(I first wrote this post over a week ago, but just publishing it now.)
I bought Speak, So You Can Speak Again: The Life of Zora Neale Hurston online for an amazing $4, a little over 6 months ago. It is a reproduction of her personal scrapbook and photos curated by her niece, Lucy Anne Hurston, presented almost in picture book form. I first saw it at some rare bookshop, selling for $80 or something like that, and my pockets weren’t having that even though my heart needed to be having it. So, alas, I found it for a whopping $4 plus $3.95 shipping. I’ve become quite skilled in the art of pinching rare books right before they skyrocket in price, so I suggest you purchase this book as soon as you’re done reading this fantastic post.
I’m so attached to this renditioned scrapbook book of Zora’s life. It connects me to my great grandmother, whom I know only through her scrapbooks, in my possession. I’ve been wanting to make a remake of my grandmother’s scrap books, letters, and photographs for archival purposes. So when I came across Speak, So You Can Speak Again: The Life of Zora Neale Hurston I knew I had to have it. Not only does Zora give me crafted memories of my great grandmother, but she also is a biographical figure I wanted to share with my Kindergarten students. I steep heavy in history in the K2 classroom. It’s the genre I’ve observed to be the most engaging to the students. They gravitate towards truth, perhaps from the deprivation of it in our mainstream cultures that engulf their precious lives.
I kept this book on a high shelf in the classroom, far enough away to keep safe from sticky crayon-holding hands, yet close enough to be in eye’s view as to contribute to the visual ambience of our classroom.
However, I have left the classroom this past week, for reasons that I won’t get into on a public blog post; but I will tell you this: I’ve quoted Zora at least three times over the past two weeks, when rationalizing my radical reasons for departing from my oppressive work environment. Even the title of her remade scrapbook, Speak, So You Can Speak Again, embodies all my reasons for demonstrating a moratorium from the classroom. And earlier this evening, while I was finishing cleaning out my belongings from the learning space, I saw this precious book. My heart sunk for a breve sec knowing that I never got to share it with my students. So, to suffice my softened heart, I blog about it now.
Here, I will share with you, in photos, why I associate Zora Neale Hurston with Gladys Golden Weaver.
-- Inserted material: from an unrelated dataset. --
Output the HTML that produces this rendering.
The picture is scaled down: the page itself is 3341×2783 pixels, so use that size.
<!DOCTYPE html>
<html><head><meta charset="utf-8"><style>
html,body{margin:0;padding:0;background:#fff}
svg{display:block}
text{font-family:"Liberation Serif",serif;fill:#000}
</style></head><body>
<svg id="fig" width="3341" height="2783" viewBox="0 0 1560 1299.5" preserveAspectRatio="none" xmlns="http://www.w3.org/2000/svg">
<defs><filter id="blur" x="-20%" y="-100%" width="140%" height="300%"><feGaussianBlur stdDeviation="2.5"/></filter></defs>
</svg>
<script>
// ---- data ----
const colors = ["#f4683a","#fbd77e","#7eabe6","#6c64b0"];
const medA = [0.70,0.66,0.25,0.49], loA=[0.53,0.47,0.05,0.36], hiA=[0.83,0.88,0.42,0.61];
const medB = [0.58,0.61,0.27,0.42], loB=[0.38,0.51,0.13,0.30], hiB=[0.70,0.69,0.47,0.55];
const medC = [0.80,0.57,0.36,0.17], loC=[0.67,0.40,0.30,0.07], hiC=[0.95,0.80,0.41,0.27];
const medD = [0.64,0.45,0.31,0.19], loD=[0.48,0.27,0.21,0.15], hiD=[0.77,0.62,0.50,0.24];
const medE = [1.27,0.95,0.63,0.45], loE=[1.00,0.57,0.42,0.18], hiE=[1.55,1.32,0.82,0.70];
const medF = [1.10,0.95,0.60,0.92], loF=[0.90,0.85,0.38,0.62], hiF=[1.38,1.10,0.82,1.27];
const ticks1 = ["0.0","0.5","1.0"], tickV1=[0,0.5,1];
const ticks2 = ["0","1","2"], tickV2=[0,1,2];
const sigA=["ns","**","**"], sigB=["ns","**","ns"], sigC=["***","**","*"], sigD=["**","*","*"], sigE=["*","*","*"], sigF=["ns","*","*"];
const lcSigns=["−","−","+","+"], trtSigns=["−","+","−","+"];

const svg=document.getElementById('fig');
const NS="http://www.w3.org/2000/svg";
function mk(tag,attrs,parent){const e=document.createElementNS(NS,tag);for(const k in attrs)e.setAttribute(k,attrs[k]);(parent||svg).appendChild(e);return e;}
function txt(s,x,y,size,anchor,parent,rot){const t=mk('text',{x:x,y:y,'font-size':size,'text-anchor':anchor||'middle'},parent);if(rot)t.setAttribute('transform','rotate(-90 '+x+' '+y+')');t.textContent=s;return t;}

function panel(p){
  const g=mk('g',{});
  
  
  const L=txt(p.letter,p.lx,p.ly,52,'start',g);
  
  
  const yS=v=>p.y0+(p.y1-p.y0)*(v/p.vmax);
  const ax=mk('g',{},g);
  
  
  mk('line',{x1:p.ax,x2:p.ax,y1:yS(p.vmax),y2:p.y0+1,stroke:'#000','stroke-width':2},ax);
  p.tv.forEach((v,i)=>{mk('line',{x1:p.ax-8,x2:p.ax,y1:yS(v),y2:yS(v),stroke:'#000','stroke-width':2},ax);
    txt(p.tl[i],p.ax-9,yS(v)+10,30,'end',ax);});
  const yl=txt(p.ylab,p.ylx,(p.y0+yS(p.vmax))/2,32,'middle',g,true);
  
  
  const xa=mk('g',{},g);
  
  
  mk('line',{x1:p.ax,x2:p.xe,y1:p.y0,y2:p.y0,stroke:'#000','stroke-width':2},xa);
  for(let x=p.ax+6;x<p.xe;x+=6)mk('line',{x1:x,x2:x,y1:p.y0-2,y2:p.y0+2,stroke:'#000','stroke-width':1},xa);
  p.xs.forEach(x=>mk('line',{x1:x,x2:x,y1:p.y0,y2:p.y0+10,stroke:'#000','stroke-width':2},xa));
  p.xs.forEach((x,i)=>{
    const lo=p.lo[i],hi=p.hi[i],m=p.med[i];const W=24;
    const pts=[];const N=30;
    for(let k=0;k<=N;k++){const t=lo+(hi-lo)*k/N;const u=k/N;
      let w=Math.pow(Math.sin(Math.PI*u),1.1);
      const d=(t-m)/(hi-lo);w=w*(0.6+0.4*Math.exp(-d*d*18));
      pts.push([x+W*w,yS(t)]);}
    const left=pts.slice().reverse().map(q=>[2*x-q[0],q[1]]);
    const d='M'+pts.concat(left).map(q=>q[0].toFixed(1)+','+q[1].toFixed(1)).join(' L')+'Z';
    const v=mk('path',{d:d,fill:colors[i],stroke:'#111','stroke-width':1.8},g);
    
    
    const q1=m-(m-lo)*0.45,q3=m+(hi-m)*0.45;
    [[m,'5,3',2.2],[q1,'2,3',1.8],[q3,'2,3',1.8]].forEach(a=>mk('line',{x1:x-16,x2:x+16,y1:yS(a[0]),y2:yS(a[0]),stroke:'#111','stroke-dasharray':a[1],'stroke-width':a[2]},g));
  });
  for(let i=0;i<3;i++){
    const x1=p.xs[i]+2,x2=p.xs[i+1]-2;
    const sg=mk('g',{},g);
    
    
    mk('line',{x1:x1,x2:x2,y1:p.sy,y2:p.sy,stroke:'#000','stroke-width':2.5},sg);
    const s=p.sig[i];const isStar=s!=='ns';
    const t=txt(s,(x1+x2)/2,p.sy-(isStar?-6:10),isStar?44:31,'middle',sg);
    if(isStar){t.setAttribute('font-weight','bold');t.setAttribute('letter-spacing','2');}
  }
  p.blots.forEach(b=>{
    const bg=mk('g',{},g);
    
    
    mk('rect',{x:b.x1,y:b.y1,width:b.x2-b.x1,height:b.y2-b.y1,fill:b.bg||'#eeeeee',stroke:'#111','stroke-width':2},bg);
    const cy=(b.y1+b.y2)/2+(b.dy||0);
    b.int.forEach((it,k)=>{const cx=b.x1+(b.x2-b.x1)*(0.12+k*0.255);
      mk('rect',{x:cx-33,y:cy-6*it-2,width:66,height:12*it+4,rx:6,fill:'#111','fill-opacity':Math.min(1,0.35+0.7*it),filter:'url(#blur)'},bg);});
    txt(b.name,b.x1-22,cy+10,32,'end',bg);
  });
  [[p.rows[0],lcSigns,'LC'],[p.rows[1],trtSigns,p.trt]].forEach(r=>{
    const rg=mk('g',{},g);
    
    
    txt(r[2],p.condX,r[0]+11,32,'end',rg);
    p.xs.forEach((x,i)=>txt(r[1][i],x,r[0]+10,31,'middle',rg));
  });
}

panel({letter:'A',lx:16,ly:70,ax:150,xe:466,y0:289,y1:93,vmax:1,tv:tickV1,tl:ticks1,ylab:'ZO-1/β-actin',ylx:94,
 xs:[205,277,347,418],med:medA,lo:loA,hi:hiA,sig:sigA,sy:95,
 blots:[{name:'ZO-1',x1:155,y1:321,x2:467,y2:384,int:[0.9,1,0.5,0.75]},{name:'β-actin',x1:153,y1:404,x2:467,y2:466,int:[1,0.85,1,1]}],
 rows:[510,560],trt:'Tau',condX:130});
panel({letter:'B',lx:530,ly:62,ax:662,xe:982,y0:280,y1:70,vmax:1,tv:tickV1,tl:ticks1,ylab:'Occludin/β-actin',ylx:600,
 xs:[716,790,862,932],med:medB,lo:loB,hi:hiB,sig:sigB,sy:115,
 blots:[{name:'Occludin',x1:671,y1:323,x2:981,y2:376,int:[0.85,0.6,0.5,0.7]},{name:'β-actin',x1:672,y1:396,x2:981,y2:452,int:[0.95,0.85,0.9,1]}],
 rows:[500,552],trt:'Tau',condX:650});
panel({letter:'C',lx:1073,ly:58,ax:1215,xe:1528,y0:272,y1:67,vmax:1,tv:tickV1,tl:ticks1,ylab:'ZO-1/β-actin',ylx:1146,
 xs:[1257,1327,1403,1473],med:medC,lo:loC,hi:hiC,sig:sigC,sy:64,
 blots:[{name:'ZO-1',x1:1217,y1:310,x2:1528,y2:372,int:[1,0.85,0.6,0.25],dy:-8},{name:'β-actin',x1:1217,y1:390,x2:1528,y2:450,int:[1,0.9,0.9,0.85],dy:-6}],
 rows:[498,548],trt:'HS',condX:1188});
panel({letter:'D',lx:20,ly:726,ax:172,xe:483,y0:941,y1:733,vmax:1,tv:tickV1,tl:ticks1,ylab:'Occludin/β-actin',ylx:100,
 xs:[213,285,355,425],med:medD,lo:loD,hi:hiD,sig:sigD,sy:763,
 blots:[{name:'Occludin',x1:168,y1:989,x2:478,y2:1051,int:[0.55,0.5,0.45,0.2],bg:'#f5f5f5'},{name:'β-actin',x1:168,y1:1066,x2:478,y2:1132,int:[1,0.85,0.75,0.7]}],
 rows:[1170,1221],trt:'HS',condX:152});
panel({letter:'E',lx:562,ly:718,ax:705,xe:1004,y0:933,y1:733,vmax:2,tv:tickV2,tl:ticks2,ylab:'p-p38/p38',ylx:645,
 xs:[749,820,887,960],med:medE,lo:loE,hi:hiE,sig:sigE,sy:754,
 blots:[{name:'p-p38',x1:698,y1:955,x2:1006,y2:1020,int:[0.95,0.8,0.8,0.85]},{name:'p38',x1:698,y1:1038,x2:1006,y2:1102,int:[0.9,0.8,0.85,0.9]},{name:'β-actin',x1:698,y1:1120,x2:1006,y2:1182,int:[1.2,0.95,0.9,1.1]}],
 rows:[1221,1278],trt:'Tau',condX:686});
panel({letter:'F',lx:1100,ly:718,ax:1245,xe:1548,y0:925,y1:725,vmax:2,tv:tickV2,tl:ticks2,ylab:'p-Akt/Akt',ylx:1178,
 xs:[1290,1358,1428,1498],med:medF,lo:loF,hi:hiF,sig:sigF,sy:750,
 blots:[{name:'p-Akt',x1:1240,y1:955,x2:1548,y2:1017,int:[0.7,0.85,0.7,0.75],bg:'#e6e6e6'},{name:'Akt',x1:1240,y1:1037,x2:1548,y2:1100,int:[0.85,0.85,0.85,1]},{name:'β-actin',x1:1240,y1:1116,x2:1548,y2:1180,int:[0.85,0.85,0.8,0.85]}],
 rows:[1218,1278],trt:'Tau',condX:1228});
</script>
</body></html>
Both Zora Neale Hurston and Gladys Golden Weaver were born in the 1890’s and raised in the south (Hurston Florida, Weaver Virginia), and both moved to New York for the Harlem Renaissance, but both not before spending time in D.C. and Maryland. Both also spent time living with other relatives during the first decade of the 20th century. “Zora spent the following years in the homes of first one sibling, then another…She was hungry for books to read, ideas to explore, and creative expression. She was young, female, and dependent, but failed to display the humility necessary to make those who provided for her feel that she was sufficiently grateful.” – Lucy Anne Hurston, Speak, So You Can Speak Again. Pg. 12. The above quote conveys the same character of Gladys’ letter to her mother, whom she wrote while residing with some relatives in Richmond, Virginia, 1907.
Both the famous Zora and the personal Gladys taught me about American culture, politics, and history; neither less of a historic-informative than the other. If you have the honor of teaching children, this year, guide them heavily in their learning of history. Not just the published histories, but their familial histories as well.
Thanks for reading The Picture Book Pusher.